In Solidity, we can create a simple contract that manages roles using mappings. Here’s how you can define roles in your contract:

// SPDX-License-Identifier: MIT
pragma solidity ^0.8.0;

contract RBAC {
    mapping(address => mapping(bytes32 => bool)) private roles;

    event RoleGranted(bytes32 indexed role, address indexed account);
    event RoleRevoked(bytes32 indexed role, address indexed account);
}

Step 3: Role Management Functions

Next, we’ll implement functions to grant and revoke roles. This allows us to manage user permissions effectively.

function grantRole(bytes32 role, address account) public {
    require(!hasRole(role, account), "Account already has role");
    roles[account][role] = true;
    emit RoleGranted(role, account);
}

function revokeRole(bytes32 role, address account) public {
    require(hasRole(role, account), "Account does not have role");
    roles[account][role] = false;
    emit RoleRevoked(role, account);
}

function hasRole(bytes32 role, address account) public view returns (bool) {
    return roles[account][role];
}

Step 4: Using Roles in Function Modifiers

To enforce role restrictions on specific functions, we can create modifiers. Here’s an example of restricting access to an administrative function:

modifier onlyRole(bytes32 role) {
    require(hasRole(role, msg.sender), "Access denied: caller does not have the required role");
    _;
}

function sensitiveFunction() public onlyRole(keccak256("ADMIN")) {
    // Critical operation accessible only to ADMIN role
}

Step 5: Putting It All Together

Now, let’s create a complete contract that includes our role management and a sensitive function:

// SPDX-License-Identifier: MIT
pragma solidity ^0.8.0;

contract RBAC {
    mapping(address => mapping(bytes32 => bool)) private roles;

    event RoleGranted(bytes32 indexed role, address indexed account);
    event RoleRevoked(bytes32 indexed role, address indexed account);

    modifier onlyRole(bytes32 role) {
        require(hasRole(role, msg.sender), "Access denied: caller does not have the required role");
        _;
    }

    function grantRole(bytes32 role, address account) public {
        require(!hasRole(role, account), "Account already has role");
        roles[account][role] = true;
        emit RoleGranted(role, account);
    }

    function revokeRole(bytes32 role, address account) public {
        require(hasRole(role, account), "Account does not have role");
        roles[account][role] = false;
        emit RoleRevoked(role, account);
    }

    function hasRole(bytes32 role, address account) public view returns (bool) {
        return roles[account][role];
    }

    function sensitiveFunction() public onlyRole(keccak256("ADMIN")) {
        // Critical operation accessible only to ADMIN role
    }
}

Step 6: Testing Your Contract

Once your contract is ready, it's essential to test it thoroughly. Here are some recommendations for testing:

• Unit Tests: Create tests to verify role assignments and access control.
• Integration Tests: Ensure that your contract interacts correctly with other contracts and systems.
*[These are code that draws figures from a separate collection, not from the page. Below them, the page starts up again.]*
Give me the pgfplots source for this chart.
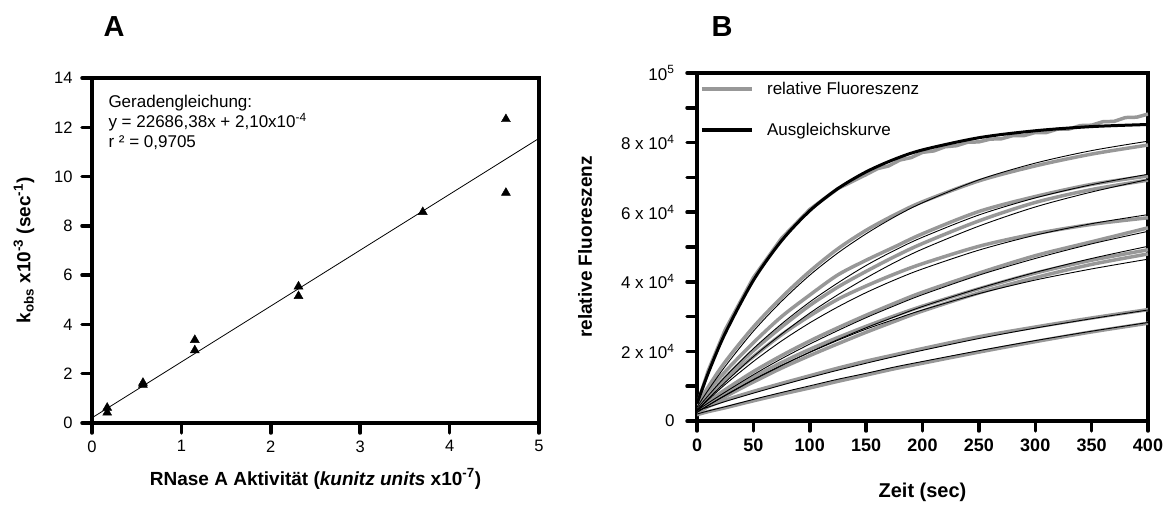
\documentclass[border=0pt]{standalone}
\usepackage{pgfplots}
\usepackage{pgfplotstable}
\pgfplotsset{compat=1.18}
\usepackage{fontspec}
\setmainfont{Liberation Sans}

\newcommand{\fsz}[1]{\fontsize{#1bp}{#1bp}\selectfont}
\definecolor{datagray}{RGB}{152,152,152}

% k_obs against RNase A activity
\pgfplotstableread{
x     y
0.17  0.62
0.17  0.42
0.57  1.63
0.57  1.55
1.15  3.37
1.15  2.95
2.31  5.54
2.31  5.15
3.70  8.56
4.63  12.33
4.63  9.34
}\rateconstants

% fluorescence traces (g) and fitted curves (f), in units of 10^4
\pgfplotstableread{
t    f1   f2   f3   f4   f5   f6   f7   f8   f9   f10  g2   g3   g4   g5   g6   g7   g8   g9   g10
0    0.50 0.40 0.35 0.30 0.30 0.30 0.25 0.25 0.30 0.20 0.45 0.40 0.30 0.30 0.32 0.25 0.22 0.30 0.18
10   1.38 0.89 0.73 0.64 0.61 0.52 0.45 0.45 0.40 0.29 0.98 0.85 0.70 0.68 0.56 0.50 0.42 0.42 0.27
25   2.52 1.57 1.27 1.11 1.05 0.83 0.73 0.74 0.56 0.41 1.70 1.42 1.25 1.18 0.90 0.80 0.70 0.60 0.38
50   4.04 2.58 2.08 1.85 1.71 1.33 1.18 1.19 0.80 0.62 2.70 2.25 2.02 1.85 1.42 1.26 1.12 0.85 0.58
75   5.18 3.44 2.79 2.50 2.30 1.79 1.59 1.60 1.03 0.82 3.55 3.00 2.70 2.48 1.88 1.68 1.52 1.08 0.77
100  6.04 4.19 3.42 3.10 2.82 2.21 1.98 1.97 1.25 1.01 4.30 3.62 3.32 3.02 2.30 2.06 1.88 1.30 0.95
125  6.68 4.83 3.97 3.63 3.28 2.60 2.34 2.32 1.46 1.20 4.95 4.20 3.85 3.50 2.68 2.40 2.22 1.52 1.14
150  7.16 5.38 4.47 4.11 3.69 2.97 2.68 2.64 1.66 1.37 5.48 4.62 4.30 3.88 3.04 2.72 2.55 1.72 1.32
175  7.52 5.86 4.90 4.55 4.05 3.31 2.99 2.92 1.85 1.55 5.92 5.00 4.72 4.22 3.38 3.02 2.86 1.90 1.50
200  7.79 6.27 5.28 4.94 4.37 3.63 3.29 3.19 2.03 1.71 6.30 5.38 5.10 4.52 3.70 3.30 3.16 2.08 1.66
250  8.14 6.93 5.92 5.60 4.91 4.19 3.81 3.66 2.37 2.02 6.90 6.02 5.75 5.02 4.25 3.80 3.68 2.42 1.98
300  8.34 7.41 6.41 6.15 5.34 4.67 4.27 4.05 2.67 2.31 7.33 6.45 6.28 5.38 4.75 4.25 4.12 2.70 2.28
350  8.46 7.77 6.79 6.58 5.67 5.09 4.67 4.37 2.94 2.58 7.67 6.80 6.65 5.65 5.15 4.62 4.50 2.96 2.56
400  8.52 8.04 7.09 6.94 5.93 5.45 5.02 4.65 3.19 2.83 7.93 7.04 6.92 5.84 5.55 4.92 4.80 3.20 2.81
}\kinetics

% fastest trace, recorded more densely
\pgfplotstableread{
t    g
0    0.45
10   1.45
25   2.62
50   4.12
75   5.25
100  6.08
125  6.68
150  7.08
160  7.25
170  7.33
180  7.50
190  7.57
200  7.72
210  7.76
220  7.88
230  7.91
240  8.01
250  8.02
260  8.10
270  8.11
280  8.20
290  8.20
300  8.29
310  8.29
320  8.39
330  8.39
340  8.49
350  8.50
360  8.60
370  8.61
380  8.72
390  8.73
400  8.82
}\fastest

\pgfplotsset{
  panel/.style={
    scale only axis, anchor=south west,
    axis line style={line width=3.5bp},
    tick align=outside, tick pos=left,
    major tick length=10bp,
    tick style={black, line width=3.5bp, line cap=round},
    /pgf/number format/assume math mode=true,
  },
}

\begin{document}
\begin{tikzpicture}

\node[font=\bfseries\fsz{29}, anchor=base] at (114bp,469bp) {A};
\node[font=\bfseries\fsz{29}, anchor=base] at (722bp,469bp) {B};

% Panel A
\begin{axis}[panel, at={(92bp,83bp)}, width=447bp, height=345bp,
  xmin=0, xmax=5, ymin=0, ymax=14,
  xtick={0,1,2,3,4,5}, ytick={0,2,...,14},
  tick label style={font=\fsz{16.5}},
  xticklabel style={yshift=-4bp},
  yticklabel style={xshift=-6bp},
  xlabel={RNase A Aktivität (\textit{kunitz units} x10\textsuperscript{-7})},
  xlabel style={font=\bfseries\fsz{19}, at={(axis description cs:0.5,-0.18)}, anchor=base},
  ylabel={k\textsubscript{obs} x10\textsuperscript{-3} (sec\textsuperscript{-1})},
  ylabel style={font=\bfseries\fsz{19}, at={(axis description cs:-0.152,0.5)}, anchor=center},
]
\addplot[black, line width=0.8bp] coordinates {(0,0.21) (5,11.55)};
\addplot[only marks, mark=triangle*, mark size=5.2bp, black] table {\rateconstants};
\node[anchor=north west, align=left, inner sep=0pt, font={\fontsize{17bp}{20bp}\selectfont}]
  at (axis description cs:0.0365,0.951)
  {Geradengleichung:\\ y = 22686,38x + 2,10x10\textsuperscript{-4}\\ r ² = 0,9705};
\end{axis}

% Panel B
\begin{axis}[panel, at={(697bp,85bp)}, width=451bp, height=348bp,
  xmin=0, xmax=400, ymin=0, ymax=10,
  xtick={0,50,...,400}, ytick={0,1,...,10},
  yticklabels={0,,{2 x 10\textsuperscript{4}},,{4 x 10\textsuperscript{4}},,{6 x 10\textsuperscript{4}},,{8 x 10\textsuperscript{4}},,{10\textsuperscript{5}}},
  xticklabel style={font=\bfseries\fsz{18}, yshift=-4bp},
  yticklabel style={font=\fsz{17}, xshift=-9bp},
  xlabel={Zeit (sec)},
  xlabel style={font=\bfseries\fsz{20}, at={(axis description cs:0.5,-0.221)}, anchor=base},
  ylabel={relative Fluoreszenz},
  ylabel style={font=\bfseries\fsz{19}, at={(axis description cs:-0.248,0.5)}, anchor=center},
]
% measured traces
\addplot[datagray, line width=3.5bp, line join=round] table[x=t, y=g] {\fastest};
\pgfplotsinvokeforeach{2,...,10}{
  \addplot[datagray, line width=3.5bp, smooth] table[x=t, y=g#1] {\kinetics};
}
% fitted curves
\pgfplotsinvokeforeach{2,...,10}{
  \addplot[black, line width=0.9bp, smooth] table[x=t, y=f#1] {\kinetics};
}
\addplot[black, line width=3bp, smooth] table[x=t, y=f1] {\kinetics};

% legend
\draw[datagray, line width=4bp] (axis description cs:0.011,0.954) -- (axis description cs:0.122,0.954);
\node[anchor=base west, inner sep=0pt, font=\fsz{17}] at (axis description cs:0.155,0.937) {relative Fluoreszenz};
\draw[black, line width=3.5bp] (axis description cs:0.011,0.836) -- (axis description cs:0.122,0.836);
\node[anchor=base west, inner sep=0pt, font=\fsz{17}] at (axis description cs:0.155,0.820) {Ausgleichskurve};
\end{axis}

\pgfresetboundingbox
\path[use as bounding box] (0bp,0bp) rectangle (1168bp,506bp);
\end{tikzpicture}
\end{document}
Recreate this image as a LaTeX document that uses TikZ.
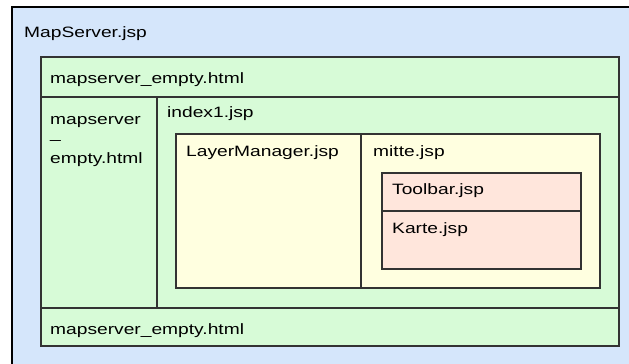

Troubleshooting Common Issues

1. Access Denied Errors: Double-check that the user’s address has the appropriate role.
2. Role Granting Failures: Ensure that only authorized users can grant roles—implement an owner check if necessary.

Conclusion

Implementing Role-Based Access Control in Solidity smart contracts is a powerful way to enhance security and manage permissions effectively. By following the steps outlined in this article, you can create a robust RBAC system tailored to your dApp's needs. Whether you’re building a DeFi protocol, governance DAO, or NFT marketplace, RBAC will provide the necessary access management to protect your users and assets. Start coding today, and elevate your smart contracts with effective role management!